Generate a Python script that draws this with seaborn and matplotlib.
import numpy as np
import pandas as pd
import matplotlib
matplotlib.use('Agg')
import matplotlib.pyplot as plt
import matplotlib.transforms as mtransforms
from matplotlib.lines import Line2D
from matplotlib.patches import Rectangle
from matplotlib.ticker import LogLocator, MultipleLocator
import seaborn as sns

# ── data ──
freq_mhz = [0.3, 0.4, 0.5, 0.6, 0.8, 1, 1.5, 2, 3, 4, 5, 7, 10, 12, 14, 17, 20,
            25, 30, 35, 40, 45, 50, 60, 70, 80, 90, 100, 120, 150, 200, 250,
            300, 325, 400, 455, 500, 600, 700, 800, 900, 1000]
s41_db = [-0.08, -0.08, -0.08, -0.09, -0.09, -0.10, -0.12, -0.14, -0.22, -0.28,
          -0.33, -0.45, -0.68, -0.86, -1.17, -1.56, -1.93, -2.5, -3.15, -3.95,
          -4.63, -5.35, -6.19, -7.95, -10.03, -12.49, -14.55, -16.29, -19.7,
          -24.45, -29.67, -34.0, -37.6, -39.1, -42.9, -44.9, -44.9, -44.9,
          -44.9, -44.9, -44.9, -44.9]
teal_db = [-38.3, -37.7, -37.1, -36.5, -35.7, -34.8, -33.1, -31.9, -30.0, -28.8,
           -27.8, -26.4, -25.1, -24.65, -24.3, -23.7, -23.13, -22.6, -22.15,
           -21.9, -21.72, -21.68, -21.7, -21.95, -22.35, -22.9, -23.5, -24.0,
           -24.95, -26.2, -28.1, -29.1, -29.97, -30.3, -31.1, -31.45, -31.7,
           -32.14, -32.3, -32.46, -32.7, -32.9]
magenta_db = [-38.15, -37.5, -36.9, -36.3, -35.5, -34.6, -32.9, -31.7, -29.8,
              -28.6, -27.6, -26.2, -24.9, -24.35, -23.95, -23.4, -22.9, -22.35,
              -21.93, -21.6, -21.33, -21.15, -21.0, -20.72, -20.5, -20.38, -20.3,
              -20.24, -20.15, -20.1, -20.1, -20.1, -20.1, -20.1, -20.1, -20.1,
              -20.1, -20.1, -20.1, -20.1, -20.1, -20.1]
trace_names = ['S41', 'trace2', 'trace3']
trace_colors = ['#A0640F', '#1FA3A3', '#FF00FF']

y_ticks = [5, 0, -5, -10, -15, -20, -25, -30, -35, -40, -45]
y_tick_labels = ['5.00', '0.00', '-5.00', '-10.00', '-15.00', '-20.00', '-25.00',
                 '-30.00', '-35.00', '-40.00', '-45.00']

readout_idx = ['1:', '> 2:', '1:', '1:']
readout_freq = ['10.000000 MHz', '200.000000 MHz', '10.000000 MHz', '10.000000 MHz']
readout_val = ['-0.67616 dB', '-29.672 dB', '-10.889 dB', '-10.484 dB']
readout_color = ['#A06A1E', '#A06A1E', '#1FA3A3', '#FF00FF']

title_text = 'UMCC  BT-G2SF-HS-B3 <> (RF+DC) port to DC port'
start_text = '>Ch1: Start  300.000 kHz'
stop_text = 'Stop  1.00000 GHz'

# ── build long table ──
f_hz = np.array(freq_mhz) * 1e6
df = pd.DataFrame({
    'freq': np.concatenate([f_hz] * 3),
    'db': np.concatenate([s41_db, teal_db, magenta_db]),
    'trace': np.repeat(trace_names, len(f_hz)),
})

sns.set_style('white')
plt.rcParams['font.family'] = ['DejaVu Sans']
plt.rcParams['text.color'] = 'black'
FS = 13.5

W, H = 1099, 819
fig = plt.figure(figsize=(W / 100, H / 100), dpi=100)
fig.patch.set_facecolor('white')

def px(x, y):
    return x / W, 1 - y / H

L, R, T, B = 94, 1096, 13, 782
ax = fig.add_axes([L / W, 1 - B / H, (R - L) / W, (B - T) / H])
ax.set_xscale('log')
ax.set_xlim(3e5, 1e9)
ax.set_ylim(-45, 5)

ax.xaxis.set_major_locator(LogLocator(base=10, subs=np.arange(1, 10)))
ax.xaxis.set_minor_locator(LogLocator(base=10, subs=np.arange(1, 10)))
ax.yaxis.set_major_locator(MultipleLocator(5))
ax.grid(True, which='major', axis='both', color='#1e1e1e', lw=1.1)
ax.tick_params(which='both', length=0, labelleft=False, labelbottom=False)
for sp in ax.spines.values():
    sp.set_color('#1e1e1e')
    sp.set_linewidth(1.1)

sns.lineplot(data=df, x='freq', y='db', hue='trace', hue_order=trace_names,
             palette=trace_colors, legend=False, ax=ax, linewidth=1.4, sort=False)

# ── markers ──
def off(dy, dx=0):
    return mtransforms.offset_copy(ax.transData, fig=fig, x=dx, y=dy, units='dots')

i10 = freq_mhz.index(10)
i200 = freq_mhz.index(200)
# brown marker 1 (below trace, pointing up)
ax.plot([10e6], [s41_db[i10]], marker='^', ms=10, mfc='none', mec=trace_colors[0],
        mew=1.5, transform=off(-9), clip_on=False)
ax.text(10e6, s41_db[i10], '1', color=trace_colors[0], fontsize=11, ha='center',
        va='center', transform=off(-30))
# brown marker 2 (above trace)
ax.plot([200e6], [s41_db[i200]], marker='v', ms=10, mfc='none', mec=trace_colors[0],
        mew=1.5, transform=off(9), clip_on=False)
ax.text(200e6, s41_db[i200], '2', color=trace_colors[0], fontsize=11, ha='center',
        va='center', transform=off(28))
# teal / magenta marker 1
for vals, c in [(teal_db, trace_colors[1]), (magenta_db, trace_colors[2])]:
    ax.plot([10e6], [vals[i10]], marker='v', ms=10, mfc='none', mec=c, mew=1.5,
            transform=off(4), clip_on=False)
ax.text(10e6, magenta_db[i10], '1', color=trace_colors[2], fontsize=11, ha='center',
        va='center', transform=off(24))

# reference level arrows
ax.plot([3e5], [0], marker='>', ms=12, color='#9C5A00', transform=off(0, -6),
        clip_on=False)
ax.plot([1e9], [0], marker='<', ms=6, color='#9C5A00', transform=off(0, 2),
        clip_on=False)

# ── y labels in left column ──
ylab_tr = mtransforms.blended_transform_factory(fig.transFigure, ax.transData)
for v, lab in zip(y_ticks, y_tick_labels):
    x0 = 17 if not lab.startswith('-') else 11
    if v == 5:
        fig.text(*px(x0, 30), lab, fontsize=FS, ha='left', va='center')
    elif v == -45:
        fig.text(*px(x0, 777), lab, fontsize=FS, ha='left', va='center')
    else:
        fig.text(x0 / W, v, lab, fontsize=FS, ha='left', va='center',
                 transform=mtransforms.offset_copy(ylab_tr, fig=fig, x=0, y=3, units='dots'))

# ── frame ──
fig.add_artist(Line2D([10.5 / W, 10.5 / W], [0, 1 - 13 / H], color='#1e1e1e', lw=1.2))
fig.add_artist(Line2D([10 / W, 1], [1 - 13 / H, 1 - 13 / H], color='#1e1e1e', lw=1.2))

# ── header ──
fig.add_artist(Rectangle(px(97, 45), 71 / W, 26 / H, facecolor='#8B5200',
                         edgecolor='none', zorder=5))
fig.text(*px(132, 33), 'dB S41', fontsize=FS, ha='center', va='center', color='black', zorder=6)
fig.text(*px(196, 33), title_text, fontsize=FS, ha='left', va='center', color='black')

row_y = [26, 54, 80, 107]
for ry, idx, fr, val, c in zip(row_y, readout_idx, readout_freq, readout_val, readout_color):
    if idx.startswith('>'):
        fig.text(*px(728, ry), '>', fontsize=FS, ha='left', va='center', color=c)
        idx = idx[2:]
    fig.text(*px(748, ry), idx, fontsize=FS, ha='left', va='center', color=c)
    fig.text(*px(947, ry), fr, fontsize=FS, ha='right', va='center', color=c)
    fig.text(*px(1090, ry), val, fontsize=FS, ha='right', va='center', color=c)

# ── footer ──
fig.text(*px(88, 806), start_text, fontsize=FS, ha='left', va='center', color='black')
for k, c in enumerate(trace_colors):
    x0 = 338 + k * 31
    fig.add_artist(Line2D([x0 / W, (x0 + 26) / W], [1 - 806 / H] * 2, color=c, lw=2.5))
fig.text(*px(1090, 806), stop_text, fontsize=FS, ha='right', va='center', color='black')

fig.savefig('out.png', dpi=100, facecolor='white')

*DIRECTIONS*:
Output exactly the leading lines of the data, up to and including the line marked by "import seaborn as sns".

*ANSWER TO THE PROBLEM*:
Generate a Python script that draws this with seaborn and matplotlib.
import numpy as np
import pandas as pd
import matplotlib
matplotlib.use('Agg')
import matplotlib.pyplot as plt
import matplotlib.transforms as mtransforms
from matplotlib.lines import Line2D
from matplotlib.patches import Rectangle
from matplotlib.ticker import LogLocator, MultipleLocator
import seaborn as sns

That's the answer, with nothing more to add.